Although the emotional aspect of divorce can naturally be challenging, the financial aspect can be difficult to handle as well. When a person gets divorced, they typically have to confront the fact that the marital household will soon be separated into two distinct households. That, of course, can have significant financial implications. A few tips can help a person to make it through a divorce while being as financially stable as possible in Massachusetts.
First, it might help to consult a financial adviser who can guide one through the process of being financially independent. It helps to assess what one’s monthly bills and tax returns may be when doing budget planning, and it’s also wise to set aside emergency cash. In addition, it’s beneficial to assess one’s financial liabilities and the available income to discharge them.
A statement of net worth can spell out both individual and marital assets, along with the debts that both spouses have. These debts may include mortgages as well as balances on credit cards. Having all of this data in writing can help the parties to make informed decisions when it comes to dividing their shared property and assets.
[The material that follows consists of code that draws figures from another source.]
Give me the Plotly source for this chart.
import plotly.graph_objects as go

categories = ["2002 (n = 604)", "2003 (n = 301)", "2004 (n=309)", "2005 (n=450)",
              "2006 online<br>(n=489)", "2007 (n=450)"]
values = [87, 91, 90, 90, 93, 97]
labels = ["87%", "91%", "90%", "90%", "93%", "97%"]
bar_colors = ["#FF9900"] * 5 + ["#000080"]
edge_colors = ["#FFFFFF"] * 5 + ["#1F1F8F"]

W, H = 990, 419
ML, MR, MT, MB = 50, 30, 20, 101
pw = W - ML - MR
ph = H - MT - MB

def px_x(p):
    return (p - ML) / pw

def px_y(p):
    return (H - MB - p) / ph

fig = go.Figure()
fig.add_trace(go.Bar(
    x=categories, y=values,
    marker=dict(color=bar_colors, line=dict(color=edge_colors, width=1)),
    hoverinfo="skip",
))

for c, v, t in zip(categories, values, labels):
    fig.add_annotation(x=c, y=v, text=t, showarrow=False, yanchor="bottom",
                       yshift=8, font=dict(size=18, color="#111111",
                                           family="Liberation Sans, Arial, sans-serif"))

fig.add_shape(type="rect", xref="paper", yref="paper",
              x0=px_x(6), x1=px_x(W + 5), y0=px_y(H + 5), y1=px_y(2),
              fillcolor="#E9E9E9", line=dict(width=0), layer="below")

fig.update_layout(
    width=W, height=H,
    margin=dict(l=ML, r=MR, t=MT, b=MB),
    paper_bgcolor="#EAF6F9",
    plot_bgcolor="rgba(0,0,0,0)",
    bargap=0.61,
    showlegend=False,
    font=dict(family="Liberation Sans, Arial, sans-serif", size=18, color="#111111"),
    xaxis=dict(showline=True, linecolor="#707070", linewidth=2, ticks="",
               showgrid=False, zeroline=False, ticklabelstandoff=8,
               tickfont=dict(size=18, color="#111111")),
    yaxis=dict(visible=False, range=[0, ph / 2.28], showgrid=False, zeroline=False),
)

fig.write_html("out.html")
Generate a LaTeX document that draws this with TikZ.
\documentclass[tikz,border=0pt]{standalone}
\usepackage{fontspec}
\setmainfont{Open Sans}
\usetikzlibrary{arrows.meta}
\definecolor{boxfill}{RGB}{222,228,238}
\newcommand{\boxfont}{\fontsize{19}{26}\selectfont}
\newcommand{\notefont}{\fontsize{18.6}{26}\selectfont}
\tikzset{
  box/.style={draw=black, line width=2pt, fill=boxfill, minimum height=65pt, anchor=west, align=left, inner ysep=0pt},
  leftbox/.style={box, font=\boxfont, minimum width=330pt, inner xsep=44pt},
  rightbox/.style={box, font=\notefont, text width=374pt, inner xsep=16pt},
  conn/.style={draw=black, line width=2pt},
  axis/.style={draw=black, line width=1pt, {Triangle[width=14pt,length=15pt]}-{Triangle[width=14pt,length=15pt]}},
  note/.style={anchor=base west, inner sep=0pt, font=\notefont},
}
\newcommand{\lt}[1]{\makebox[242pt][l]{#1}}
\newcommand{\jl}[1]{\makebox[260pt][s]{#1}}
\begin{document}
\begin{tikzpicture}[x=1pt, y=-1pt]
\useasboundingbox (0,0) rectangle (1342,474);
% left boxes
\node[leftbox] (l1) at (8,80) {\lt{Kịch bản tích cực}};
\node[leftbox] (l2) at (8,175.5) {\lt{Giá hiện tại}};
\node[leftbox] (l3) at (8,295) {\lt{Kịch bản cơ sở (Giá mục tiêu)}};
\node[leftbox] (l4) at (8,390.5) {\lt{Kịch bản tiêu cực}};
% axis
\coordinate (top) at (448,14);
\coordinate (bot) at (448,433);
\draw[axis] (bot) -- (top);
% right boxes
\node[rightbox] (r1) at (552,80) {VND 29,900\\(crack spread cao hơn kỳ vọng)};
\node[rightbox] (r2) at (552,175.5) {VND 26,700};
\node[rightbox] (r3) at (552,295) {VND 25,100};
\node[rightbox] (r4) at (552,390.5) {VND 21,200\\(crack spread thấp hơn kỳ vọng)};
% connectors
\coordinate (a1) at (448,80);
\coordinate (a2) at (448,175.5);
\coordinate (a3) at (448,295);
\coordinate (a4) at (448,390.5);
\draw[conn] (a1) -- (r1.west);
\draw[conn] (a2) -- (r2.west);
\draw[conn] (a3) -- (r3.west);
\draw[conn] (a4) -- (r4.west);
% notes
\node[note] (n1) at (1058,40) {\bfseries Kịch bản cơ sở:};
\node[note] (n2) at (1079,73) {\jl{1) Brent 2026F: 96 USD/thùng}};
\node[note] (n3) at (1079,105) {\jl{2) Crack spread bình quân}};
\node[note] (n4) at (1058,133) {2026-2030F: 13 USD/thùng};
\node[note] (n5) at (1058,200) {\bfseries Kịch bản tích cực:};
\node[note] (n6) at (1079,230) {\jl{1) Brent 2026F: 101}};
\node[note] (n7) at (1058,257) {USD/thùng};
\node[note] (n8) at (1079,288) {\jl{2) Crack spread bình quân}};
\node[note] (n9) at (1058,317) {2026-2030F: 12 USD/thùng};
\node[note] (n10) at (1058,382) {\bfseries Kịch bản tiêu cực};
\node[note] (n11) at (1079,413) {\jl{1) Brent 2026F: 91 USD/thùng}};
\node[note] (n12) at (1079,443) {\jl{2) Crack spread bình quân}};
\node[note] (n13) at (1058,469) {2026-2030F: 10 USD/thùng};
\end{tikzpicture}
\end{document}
Sometimes, couples see eye-to-eye regarding how to divide their marital property. Others may use a mediator to help them to reach an agreement that is mutually acceptable. However, other couples simply cannot find common ground with regard to their assets, so a judge may end up having to divide their property for them. No matter the situation, an individual who is going through divorce in Massachusetts has the right to seek an outcome that favors him or her while striving to be fair toward the other party.